Mon 9/22  - It rained all night and drizzly this am so not much work can be done. Lovemore is off due to the rain so we won’t raise the water tank today. I tried to install new locks on the chicken coops, but the cordless drill went dead.  No electricity and no hand drill, so it’ll have to wait. I tried to make the last window screen, but found I’m two meters shy of screen. No sense in cleaning the dirty Rondavel floors since mud will get tracked in all day. I get the feeling the Lord wants me to spend some time with Him today, and He is my priority…the work will all be there when the rain stops and the sun reappears. 

As I leave in 4 days (very sad), I spent time asking Steph more detailed questions about her vision of the clinic. We discussed where I will fit in to the clinic, and the community, with what the Lord is laying on my heart. I confessed to her my wall that I had put up to avoid her and working at the clinic. Here’s the rest of the story (that I didn’t share with church in my testimony): I was confused when I had dinner with Carlos shortly after I arrived, and discovered that his idea for me working with him was very different from what I had envisioned (he’s looking for a full-time US Ambassador where as I envisioned part-time Ambassador and part-time nurse). I’ve been seeking God this whole time since then for clarification, and felt that an obstacle was blocking my hearing from Him on this particular matter. Finally, I acknowledged to Him the fact that since I had been here last year, I was intentionally avoiding working with  Stephanie and the clinic (once open) for fear that it would interfere with  my work at Rubatano. I have been excited to work with Rubatano since I met Carlos last year, and I thought God wanted me to work exclusively with him. Steph is a very strong leader, and I feared that if I spent much time with her, that I would eventually be influenced by her strong personality, and I would end up giving in and working more at the clinic than Rubatano. However, once I addressed this with God, that wall came down that was blocking my sight. I will be working at the clinic as a medical nurse, specializing in wound care and skin diseases. I will also be working with  Rubatano, but in the capacity as a secondary consult, which is required to receive treatment without having to take the patient to the local hospital – and this can only be done through the clinic.
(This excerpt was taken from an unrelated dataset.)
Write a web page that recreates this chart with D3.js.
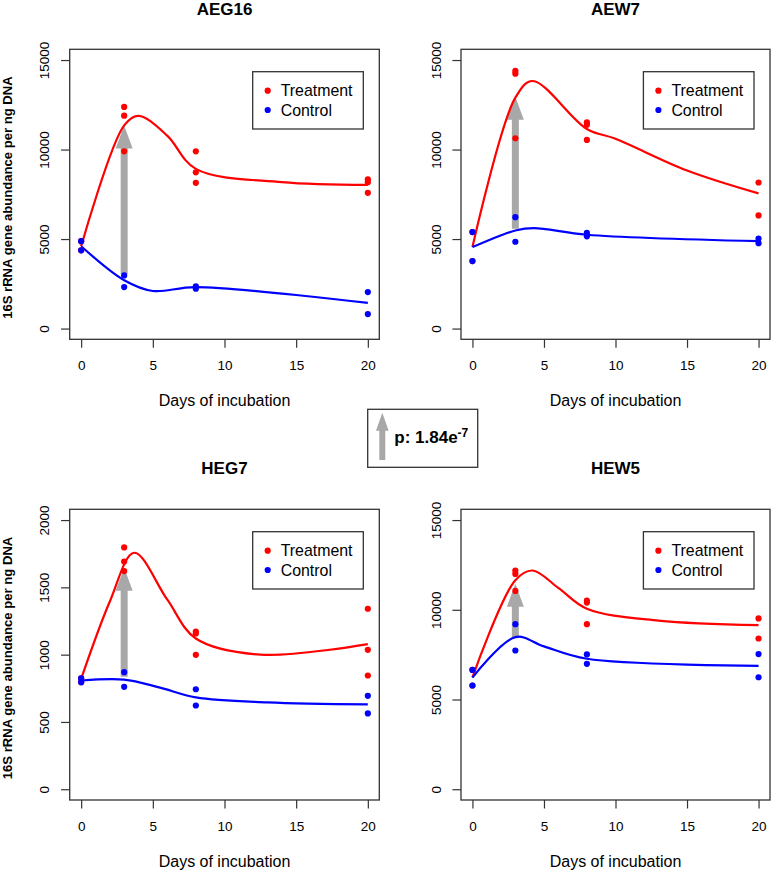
<!DOCTYPE html>
<html><head><meta charset="utf-8">
<script src="https://cdn.jsdelivr.net/npm/d3@7"></script>
<style>
body{margin:0;background:#fff}
svg{display:block}
text{font-family:"Liberation Sans",Arial,Helvetica,sans-serif}
</style>
</head><body>
<script>
// ---------------- data ----------------
const panelTitles = ["AEG16", "AEW7", "HEG7", "HEW5"];
const seriesNames = ["Treatment", "Control"];
const seriesColors = ["#FF0000", "#0000FF"];
const dayTicks = [0, 5, 10, 15, 20];
const yTicksLarge = [0, 5000, 10000, 15000];
const yTicksSmall = [0, 500, 1000, 1500, 2000];
const yMaxes = [15000, 15000, 2000, 15000];
const xLabel = "Days of incubation";
const yLabel = "16S rRNA gene abundance per ng DNA";
const pLabel = "p: 1.84e";
const pExponent = "-7";

// replicate points [day, value]
const aeg16Treatment = [[0,4880],[0,4370],[3,12380],[3,11890],[3,9900],[8,9900],[8,8730],[8,8140],[20,8330],[20,8180],[20,7580]];
const aeg16Control   = [[0,4880],[0,4370],[3,2970],[3,2320],[8,2360],[8,2230],[20,2040],[20,810]];
const aew7Treatment  = [[0,5390],[0,3770],[3,14390],[3,14240],[3,10630],[8,11520],[8,11380],[8,10540],[20,8160],[20,6320]];
const aew7Control    = [[0,5390],[0,3770],[3,6220],[3,4850],[8,5350],[8,5150],[20,5030],[20,4770]];
const heg7Treatment  = [[0,823],[0,795],[3,1797],[3,1692],[3,1621],[8,1172],[8,1157],[8,999],[20,1341],[20,1036],[20,845]];
const heg7Control    = [[0,823],[0,795],[3,870],[3,761],[8,743],[8,622],[20,694],[20,563]];
const hew5Treatment  = [[0,6650],[0,5780],[3,12190],[3,12000],[3,11050],[8,10510],[8,10400],[8,9200],[20,9520],[20,8400]];
const hew5Control    = [[0,6650],[0,5780],[3,9200],[3,7730],[8,7510],[8,6990],[20,7530],[20,6240]];

// fitted curves [day, value]
const aeg16FitTreatment = [[0,4600],[3,11350],[4,11880],[6,10780],[8,8920],[14,8180],[20,8030]];
const aeg16FitControl   = [[0,4600],[3,2700],[5,2100],[8,2320],[20,1430]];
const aew7FitTreatment  = [[0,4550],[3,12900],[4.2,13830],[8,11150],[10,10600],[15,8830],[20,7550]];
const aew7FitControl    = [[0,4550],[3,5480],[4.3,5610],[8,5240],[20,4880]];
const heg7FitTreatment  = [[0,820],[2,1395],[3.7,1757],[6,1410],[8,1120],[12.5,1000],[20,1078]];
const heg7FitControl    = [[0,808],[3,815],[5.5,755],[8,683],[13,645],[20,630]];
const hew5FitTreatment  = [[0,6240],[3,11650],[4.2,12190],[6,11220],[8,10060],[13,9400],[20,9150]];
const hew5FitControl    = [[0,6220],[3,8480],[5,7960],[8,7270],[20,6880]];

// gray arrows at day 3 [from, to]
const arrowDay = 3;
const aeg16Arrow = [3050, 11350];
const aew7Arrow  = [5580, 12950];
const heg7Arrow  = [835, 1645];
const hew5Arrow  = [8420, 11450];

const panelData = [
  {title: panelTitles[0], treat: aeg16Treatment, ctrl: aeg16Control, fitT: aeg16FitTreatment, fitC: aeg16FitControl, arrow: aeg16Arrow, yMax: yMaxes[0], yTicks: yTicksLarge},
  {title: panelTitles[1], treat: aew7Treatment,  ctrl: aew7Control,  fitT: aew7FitTreatment,  fitC: aew7FitControl,  arrow: aew7Arrow,  yMax: yMaxes[1], yTicks: yTicksLarge},
  {title: panelTitles[2], treat: heg7Treatment,  ctrl: heg7Control,  fitT: heg7FitTreatment,  fitC: heg7FitControl,  arrow: heg7Arrow,  yMax: yMaxes[2], yTicks: yTicksSmall},
  {title: panelTitles[3], treat: hew5Treatment,  ctrl: hew5Control,  fitT: hew5FitTreatment,  fitC: hew5FitControl,  arrow: hew5Arrow,  yMax: yMaxes[3], yTicks: yTicksLarge}
];

// ---------------- layout ----------------
const W = 771, H = 870;
const boxes = [
  {x0: 69.7, x1: 379.3, y0: 49.3, y1: 339.3, ylab: true,  titleY: 15.4},
  {x0: 461,  x1: 770,   y0: 49.3, y1: 339.3, ylab: false, titleY: 15.4},
  {x0: 69.7, x1: 379.3, y0: 509.3, y1: 800, ylab: true,  titleY: 474},
  {x0: 461,  x1: 770,   y0: 509.3, y1: 800, ylab: false, titleY: 474}
];
const frameColor = "#333";
const arrowColor = "#A8A8A8";

const svg = d3.select("body").append("svg").attr("width", W).attr("height", H);
svg.append("rect").attr("width", W).attr("height", H).attr("fill", "#fff");

panelData.forEach((p, i) => {
  const b = boxes[i];
  const x = d3.scaleLinear().domain([-0.8, 20.8]).range([b.x0, b.x1]);
  const y = d3.scaleLinear().domain([-0.04 * p.yMax, 1.04 * p.yMax]).range([b.y1, b.y0]);
  const g = svg.append("g");

  // arrow
  const ax = x(arrowDay), yb = y(p.arrow[0]), yt = y(p.arrow[1]);
  const shaftW = 7, headW = 17, headL = 23;
  g.append("path")
    .attr("d", `M${ax - shaftW/2},${yb} L${ax - shaftW/2},${yt + headL} L${ax - headW/2},${yt + headL} L${ax},${yt} L${ax + headW/2},${yt + headL} L${ax + shaftW/2},${yt + headL} L${ax + shaftW/2},${yb} Z`)
    .attr("fill", arrowColor);

  // fitted curves
  const line = d3.line().x(d => x(d[0])).y(d => y(d[1])).curve(d3.curveCatmullRom.alpha(0.5));
  [p.fitT, p.fitC].forEach((f, k) => {
    g.append("path").attr("d", line(f)).attr("fill", "none")
      .attr("stroke", seriesColors[k]).attr("stroke-width", 2.2);
  });

  // points
  [p.treat, p.ctrl].forEach((pts, k) => {
    g.selectAll(null).data(pts).enter().append("circle")
      .attr("cx", d => x(d[0])).attr("cy", d => y(d[1])).attr("r", 3.1)
      .attr("fill", seriesColors[k]);
  });

  // frame
  g.append("rect").attr("x", b.x0).attr("y", b.y0).attr("width", b.x1 - b.x0).attr("height", b.y1 - b.y0)
    .attr("fill", "none").attr("stroke", frameColor).attr("stroke-width", 1.3);

  // x axis
  const xa = g.append("g").attr("transform", `translate(0,${b.y1})`)
    .call(d3.axisBottom(x).tickValues(dayTicks).tickSize(8.5).tickFormat(d3.format("d")));
  xa.select(".domain").remove();
  xa.selectAll("line").attr("stroke", frameColor).attr("stroke-width", 1.2);
  xa.selectAll("text").attr("y", 31).attr("dy", 0).attr("fill", "#000")
    .attr("font-size", 13.5).attr("font-family", '"Liberation Sans",Arial,sans-serif');

  // y axis
  const ya = g.append("g").attr("transform", `translate(${b.x0},0)`)
    .call(d3.axisLeft(y).tickValues(p.yTicks).tickSize(8.6).tickFormat(d3.format("d")));
  ya.select(".domain").remove();
  ya.selectAll("line").attr("stroke", frameColor).attr("stroke-width", 1.2);
  ya.selectAll("text").attr("x", 0).attr("dy", 0).attr("text-anchor", "middle")
    .attr("transform", "translate(-20.5,0) rotate(-90)").attr("fill", "#000")
    .attr("font-size", 13.5).attr("font-family", '"Liberation Sans",Arial,sans-serif');

  // title
  g.append("text").attr("x", (b.x0 + b.x1) / 2).attr("y", b.titleY)
    .attr("text-anchor", "middle").attr("font-weight", "bold").attr("font-size", 17)
    .text(p.title);

  // x label
  g.append("text").attr("x", (b.x0 + b.x1) / 2).attr("y", b.y1 + 66.5)
    .attr("text-anchor", "middle").attr("font-size", 16).text(xLabel);

  // y label
  if (b.ylab) {
    g.append("text").attr("transform", `translate(12,${(b.y0 + b.y1) / 2 + 3.3}) rotate(-90)`)
      .attr("text-anchor", "middle").attr("font-weight", "bold").attr("font-size", 13.1)
      .text(yLabel);
  }

  // legend
  const lw = 110.6, lh = 57.3;
  const lx = b.x1 - 16 - lw, ly = b.y0 + 22.4;
  g.append("rect").attr("x", lx).attr("y", ly).attr("width", lw).attr("height", lh)
    .attr("fill", "#fff").attr("stroke", frameColor).attr("stroke-width", 1.3);
  seriesNames.forEach((name, k) => {
    const cy = ly + 19 + k * 19.3;
    g.append("circle").attr("cx", lx + 15).attr("cy", cy).attr("r", 3.1).attr("fill", seriesColors[k]);
    g.append("text").attr("x", lx + 28).attr("y", cy + 5.7).attr("font-size", 15.9).text(name);
  });
});

// central p-value box
const mg = svg.append("g");
mg.append("rect").attr("x", 367.7).attr("y", 409.3).attr("width", 110).attr("height", 58)
  .attr("fill", "#fff").attr("stroke", frameColor).attr("stroke-width", 1.3);
{
  const ax = 382.3, yb = 460, yt = 412.7, sw = 6, hw = 12.7, hl = 18;
  mg.append("path")
    .attr("d", `M${ax - sw/2},${yb} L${ax - sw/2},${yt + hl} L${ax - hw/2},${yt + hl} L${ax},${yt} L${ax + hw/2},${yt + hl} L${ax + sw/2},${yt + hl} L${ax + sw/2},${yb} Z`)
    .attr("fill", arrowColor);
}
const pt = mg.append("text").attr("x", 394.3).attr("y", 443.3).attr("font-weight", "bold").attr("font-size", 17);
pt.append("tspan").text(pLabel);
pt.append("tspan").attr("font-size", 12).attr("dy", -6.5).text(pExponent);
</script>
</body></html>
Steph took my confession very well – in fact she laughed. She said she knows she has a strong personality and she’s glad that we’re able to discuss these kinds of issues. Steph and I are different in some ways, but similar in others. It’s been good to spend two months working with her so we each can see how the other works, and doesn’t work. We are both direct and like to address and resolve issues before they become out of control, which doesn’t go over well in this non-confrontational culture, but for us it works so there are minimal misunderstandings between the two of us.
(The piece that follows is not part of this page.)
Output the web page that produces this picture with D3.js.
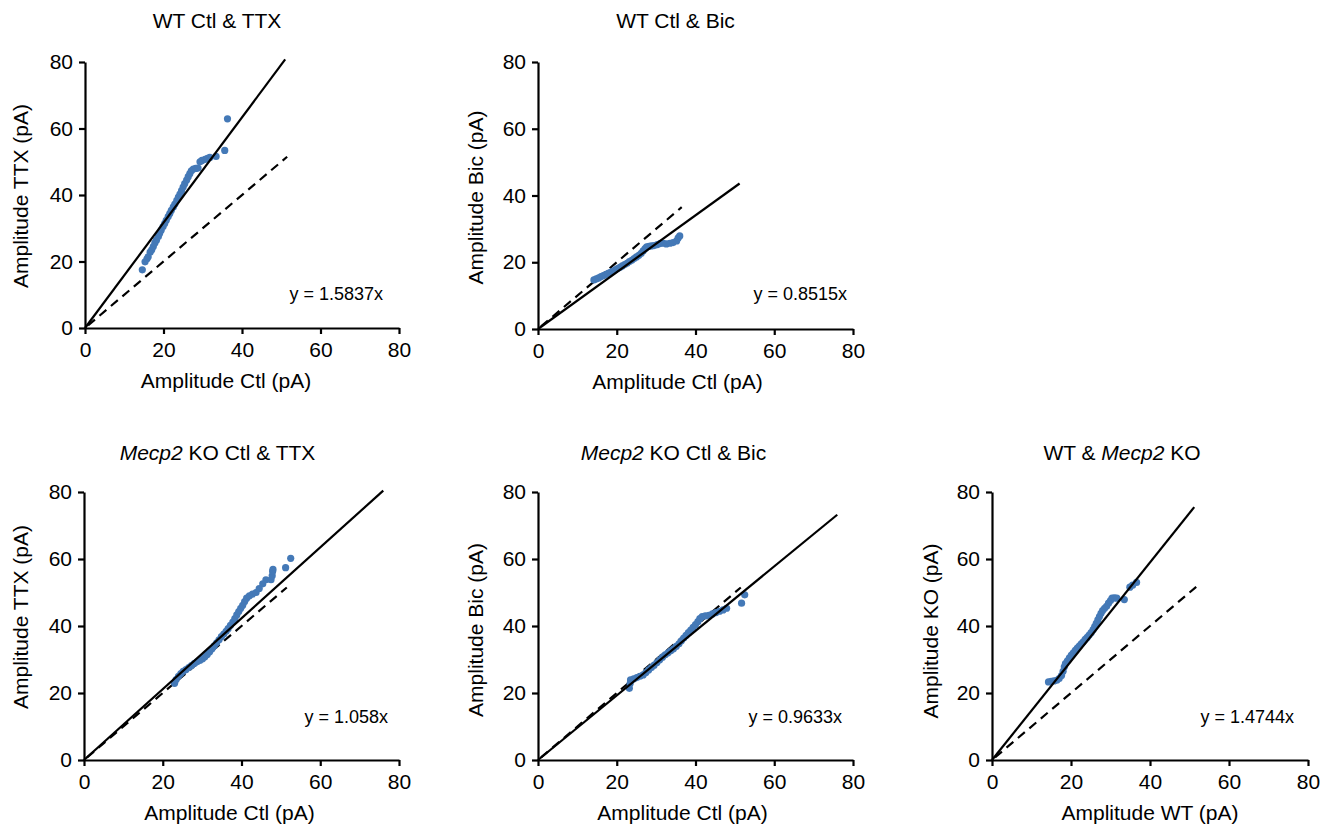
<!DOCTYPE html>
<html>
<head>
<meta charset="utf-8">
<script src="https://cdn.jsdelivr.net/npm/d3@7"></script>
<style>
  body { margin: 0; background: #fff; }
  svg { font-family: "Liberation Sans", Arial, Helvetica, sans-serif; }
  .axis path, .axis line { stroke: #000; stroke-width: 2.2; }
  .axis text { font-size: 21px; fill: #000; }
</style>
</head>
<body>
<svg id="chart" width="1331" height="826"></svg>
<script>
// values (pA)
var titles = [
  [["WT Ctl & TTX", false]],
  [["WT Ctl & Bic", false]],
  [["Mecp2", true], [" KO Ctl & TTX", false]],
  [["Mecp2", true], [" KO Ctl & Bic", false]],
  [["WT & ", false], ["Mecp2", true], [" KO", false]]
]
var xLabels = ["Amplitude Ctl (pA)", "Amplitude Ctl (pA)", "Amplitude Ctl (pA)", "Amplitude Ctl (pA)", "Amplitude WT (pA)"]
var yLabels = ["Amplitude TTX (pA)", "Amplitude Bic (pA)", "Amplitude TTX (pA)", "Amplitude Bic (pA)", "Amplitude KO (pA)"]
var slopes = [1.5837, 0.8515, 1.058, 0.9633, 1.4744]
var equations = ["y = 1.5837x", "y = 0.8515x", "y = 1.058x", "y = 0.9633x", "y = 1.4744x"]
var fitEnd = [51, 51.2, 76, 76, 51.2]
var unityEnd = [51.5, 36.5, 51.5, 51.5, 51.7]
var ticks = [0, 20, 40, 60, 80]

var wtTtx = [[14.6,17.5],[15.3,19.9],[15.8,20.8],[16.1,21.4],[16.6,22.8],[17.0,23.5],[17.4,24.5],[17.8,25.6],[18.2,26.4],[18.7,27.5],[19.0,28.4],[19.4,29.4],[19.9,30.5],[20.3,31.4],[20.7,32.4],[21.2,33.5],[21.6,34.4],[22.0,35.4],[22.5,36.4],[22.9,37.3],[23.4,38.4],[23.8,39.4],[24.2,40.3],[24.6,41.3],[25.0,42.4],[25.4,43.4],[25.9,44.5],[26.3,45.5],[26.7,46.4],[27.1,47.3],[27.6,47.8],[28.2,48.0],[28.8,48.1],[29.3,50.0],[29.8,50.4],[30.6,50.7],[31.2,51.0],[31.8,51.3],[33.4,51.6],[35.6,53.4],[36.3,62.9]]
var wtBic = [[14.2,14.7],[14.8,15.0],[15.4,15.3],[16.0,15.7],[16.6,16.0],[17.2,16.3],[17.8,16.7],[18.4,17.0],[19.0,17.3],[19.6,17.7],[20.2,18.1],[20.8,18.5],[21.4,18.9],[22.0,19.3],[22.6,19.7],[23.2,20.2],[23.8,20.6],[24.4,21.1],[25.0,21.6],[25.6,22.1],[26.2,22.7],[26.7,23.4],[27.2,24.1],[27.6,24.6],[28.2,24.8],[28.8,24.9],[29.5,25.0],[30.3,25.3],[31.0,25.6],[31.8,25.7],[32.6,25.5],[33.5,25.7],[34.3,25.9],[35.2,26.4],[35.6,27.3],[36.0,27.9]]
var koTtx = [[23.0,22.9],[23.4,24.0],[24.0,25.0],[24.6,25.8],[25.2,26.5],[25.9,27.0],[26.6,27.6],[27.3,28.2],[28.0,28.8],[28.7,29.3],[29.4,29.7],[30.1,30.2],[30.7,30.8],[31.3,31.5],[31.9,32.3],[32.5,33.2],[33.1,34.1],[33.7,35.0],[34.3,35.9],[34.9,36.8],[35.5,37.6],[36.1,38.4],[36.6,39.2],[37.2,40.2],[37.8,41.2],[38.3,42.2],[38.8,43.3],[39.3,44.3],[39.8,45.3],[40.3,46.2],[40.8,47.3],[41.3,48.3],[42.0,49.0],[42.8,49.5],[43.7,50.0],[44.5,51.2],[45.4,52.6],[46.2,53.8],[47.5,53.8],[47.8,55.0],[47.9,56.3],[48.0,56.9],[51.2,57.4],[52.5,60.2]]
var koBic = [[23.2,21.4],[23.4,22.8],[23.5,23.9],[24.3,24.2],[25.1,24.6],[25.9,25.0],[26.7,25.4],[27.4,26.1],[28.1,26.9],[28.8,27.6],[29.5,28.3],[30.2,29.1],[30.9,29.9],[31.6,30.7],[32.3,31.4],[33.0,32.0],[33.7,32.6],[34.4,33.2],[35.1,33.9],[35.8,34.7],[36.4,35.6],[37.0,36.4],[37.6,37.2],[38.2,38.0],[38.8,38.8],[39.4,39.6],[40.0,40.4],[40.6,41.3],[41.1,42.2],[41.7,42.8],[42.5,43.0],[43.4,43.2],[44.3,43.6],[45.2,44.0],[46.1,44.4],[47.0,44.8],[47.9,45.3],[51.7,46.8],[52.5,49.3]]
var wtKo = [[14.3,23.3],[15.0,23.5],[15.7,23.6],[16.4,23.8],[17.0,24.3],[17.6,25.2],[18.0,26.5],[18.3,27.8],[18.6,28.8],[19.1,29.6],[19.6,30.5],[20.1,31.3],[20.6,32.0],[21.1,32.7],[21.6,33.4],[22.1,34.0],[22.6,34.7],[23.1,35.3],[23.6,36.0],[24.1,36.6],[24.6,37.3],[25.1,38.0],[25.6,38.9],[26.0,39.8],[26.4,40.8],[26.8,41.8],[27.2,42.8],[27.6,43.8],[28.0,44.6],[28.5,45.3],[29.0,45.9],[29.5,46.8],[30.0,47.6],[30.4,48.3],[31.0,48.4],[31.6,48.3],[33.5,47.9],[34.9,51.6],[35.6,52.2],[36.6,53.0]]
var series = [wtTtx, wtBic, koTtx, koBic, wtKo]

// panel placement in pixels
var layout = [
  { left: 85, top: 62, w: 314, h: 266, titleY: 28, titleDx: -25, xlDx: -16, ylDy: 1, ylX: -57, eqX: 298, eqY: -28 },
  { left: 538, top: 62, w: 315, h: 267, titleY: 28, titleDx: -20, xlDx: -18, ylDy: 2, ylX: -55, eqX: 309, eqY: -29 },
  { left: 84, top: 492, w: 315, h: 268, titleY: 460, titleDx: -24, xlDx: -12, ylDy: -9, ylX: -56, eqX: 304, eqY: -37 },
  { left: 538, top: 492, w: 315, h: 268, titleY: 460, titleDx: -22, xlDx: -13, ylDy: 4, ylX: -55, eqX: 304, eqY: -37 },
  { left: 992, top: 492, w: 316, h: 268, titleY: 460, titleDx: -28, xlDx: 0, ylDy: 5, ylX: -54, eqX: 302, eqY: -37 }
]

var svg = d3.select("#chart")

series.forEach(function(data, i) {
  var L = layout[i]
  var x = d3.scaleLinear().domain([0, 80]).range([0, L.w])
  var y = d3.scaleLinear().domain([0, 80]).range([L.h, 0])
  var g = svg.append("g")
    .attr("transform", "translate(" + L.left + "," + L.top + ")")

  // title with italic gene name
  var t = svg.append("text")
    .attr("x", L.left + L.w / 2 + L.titleDx)
    .attr("y", L.titleY)
    .attr("text-anchor", "middle")
    .attr("font-size", "21px")
  titles[i].forEach(function(part) {
    t.append("tspan")
      .text(part[0])
      .attr("font-style", part[1] ? "italic" : "normal")
  })

  // unity (dashed) and fit (solid) lines
  var line = d3.line()
    .x(function(d) { return x(d[0]) })
    .y(function(d) { return y(d[1]) })
  g.append("path")
    .datum([[0, 0], [unityEnd[i], unityEnd[i]]])
    .attr("d", line)
    .attr("fill", "none")
    .attr("stroke", "#000")
    .attr("stroke-width", 2.2)
    .attr("stroke-dasharray", "9,6")
    .attr("stroke-dashoffset", -4)

  g.selectAll("circle")
    .data(data)
    .enter()
    .append("circle")
    .attr("cx", function(d) { return x(d[0]) })
    .attr("cy", function(d) { return y(d[1]) })
    .attr("r", 3.6)
    .attr("fill", "#4479b7")

  g.append("path")
    .datum([[0, 0], [fitEnd[i], fitEnd[i] * slopes[i]]])
    .attr("d", line)
    .attr("fill", "none")
    .attr("stroke", "#000")
    .attr("stroke-width", 2.2)

  g.append("g")
    .attr("class", "axis")
    .attr("transform", "translate(0," + L.h + ")")
    .call(d3.axisBottom(x).tickValues(ticks).tickSizeInner(6).tickSizeOuter(0).tickPadding(8))
  g.append("g")
    .attr("class", "axis")
    .call(d3.axisLeft(y).tickValues(ticks).tickSizeInner(6).tickSizeOuter(0).tickPadding(6))

  g.append("text")
    .attr("x", L.w / 2 + L.xlDx)
    .attr("y", L.h + 60)
    .attr("text-anchor", "middle")
    .attr("font-size", "21px")
    .text(xLabels[i])
  g.append("text")
    .attr("transform", "rotate(-90)")
    .attr("x", -L.h / 2 - L.ylDy)
    .attr("y", L.ylX)
    .attr("text-anchor", "middle")
    .attr("font-size", "21px")
    .text(yLabels[i])

  g.append("text")
    .attr("x", L.eqX)
    .attr("y", L.h + L.eqY)
    .attr("text-anchor", "end")
    .attr("font-size", "18px")
    .text(equations[i])
})
</script>
</body>
</html>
Tues 9/23  - My time here is quickly drawing to a close. Last night I visited Daniel; he and Sarah are under much spiritual attack and discouraged. Sarah is still in the US. I’ll be sad if when I move here next year I find that they’re gone. I visited with Nanna this morning about the “old” clinic, training, enemy’s distractions and Christ’s strength, compost, gardening and baking bread. I talked to Guido about cows, sheep, manure for gardening, and his unending optimism based on His trust in the Lord and His faithfulness.

Ecclesiastes 4:6 “Better is a handful of quietness than both the hands filled with labor and striving after the wind.” “The Hebrew word for better is tov, which means to be in harmony with God. The word for quietness is nachath, which means quietness. It is spelled Nun, Chet, Taw. The Nun represents productivity, which comes from the Chet, a bonding with God and a joining of our hearts with God’s heart. This will result in the Taw which speaks of truth and praise resulting in repair and restoration. In quietness we produce more than all our labors could produce in terms of our relationship with God.” Taken from Chaim Bentorah’s Hebrew Word Study: A Hebrew Teacher’s Call to Silence.